The days of no-platforming right-wingers like Lady Birdwood are over, it seems. That is not to say that Ashley has disassociated herself from the more strident forms of women’s politics. But the tactics were inclusive rather than alienating. She recalls fondly “at Oxford in the ’70s it was just the height of First Wave Feminism [Ashley perhaps meant to say Second Wave, since the suffragettes were some of the generation making up the First], you know we’d be wearing baggy shirts, jeans and they would set up these ‘Conscious Raising’ groups both for men and women, because feminism was where it was at.”

The prevalence of sexual harassment at universities today seems a far cry from her years as an undergraduate when “it was trendy for a guy to be a feminist and men had to contribute to a fund for sanitary products”. On this harassment, Ashley’s views are unequivocal: “I feel very strongly in the belief that no means no.” She is also not afraid to articulate her opinion on female students’ mental health. “There’s a problem of women trying too hard,” she reflects. “Writing exams is a physical ordeal, and some get so stressed in Easter term that they intermit. I often think we should have a reading week in the middle.”

Ashley is candid about the inevitability of change, at Lucy Cavendish above all. She admits that “it’s a difficult issue, the issue that we’re going to be looking at, as to whether in the much longer-term there is a future for all-women’s colleges”.

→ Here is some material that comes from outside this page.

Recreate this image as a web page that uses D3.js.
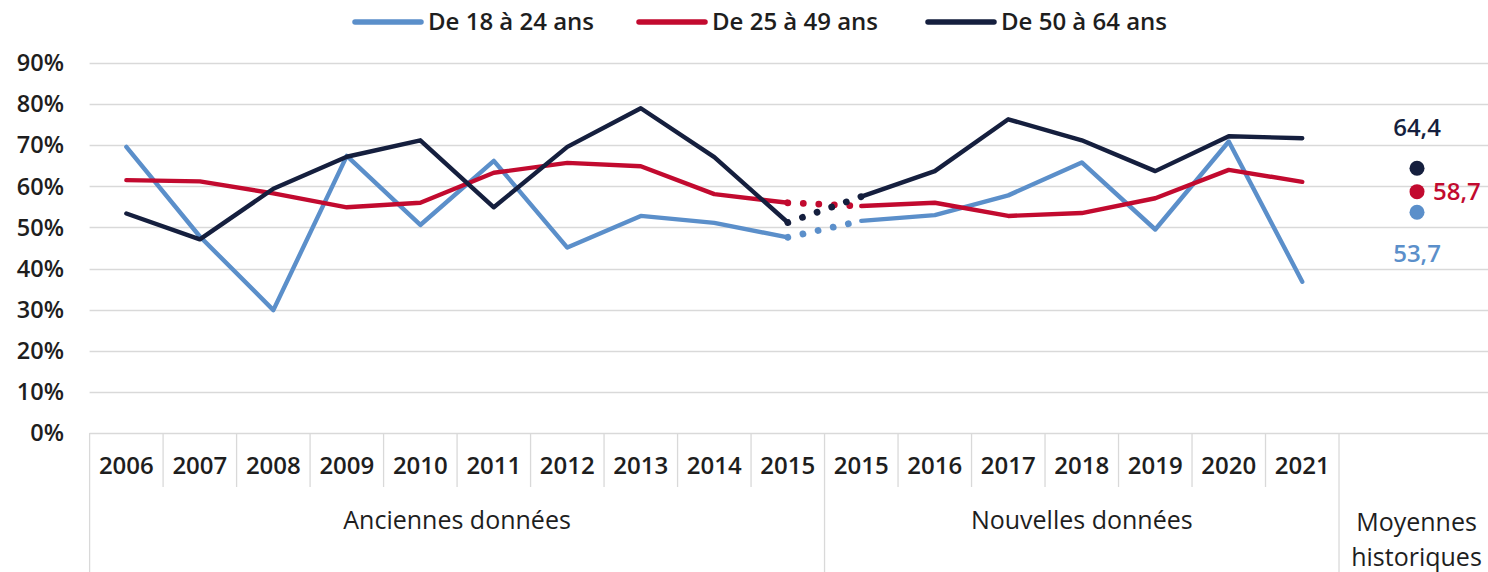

What about their policy on transgender women? Her head, previously tilted meditatively to one side, snaps up and her mouth contorts into a round ‘o’. “Policy of admission?!” she exclaims, “Gosh I don’t know! We, well, I don’t think we’ve had any applicants!” A long silence follows, and she stares at me, stumped. “Well, you’ve got me stymied there,” she nervously chortles. “I will have to give that some thought! What do you think?”

She looks again at me in earnest, as though I might have the answers. “I mean” she continues, “which way round are we talking about here? I mean if it’s a man, surely women will feel slightly uncomfortable...?” Ashley tapers off. She assures me that she will consult Dame Carol Black, Principal of Newnham College, straight after our interview.

On all fronts Ashley seems realistic about the prospects and potential for change. She has already weathered a storm of upheaval within her personal life, taking nine months leave in 2013 to care for her spouse, political broadcaster Andrew Marr, following his stroke. To know where Jackie Ashley has come from to get to where she is now, might just help other women reflect on where they want their lives to lead them. No two women here are the same. “For some, getting a First or a high 2.1 is worth it, but for others it would be much more worth their while doing something like drama or journalism. It’s all about finding a balance.”

An earlier version of this article incorrectly stated that Suzanne Evans had advocated the scrapping of paid maternity leave. In fact, while members of her party have called for the move, Evans herself has not.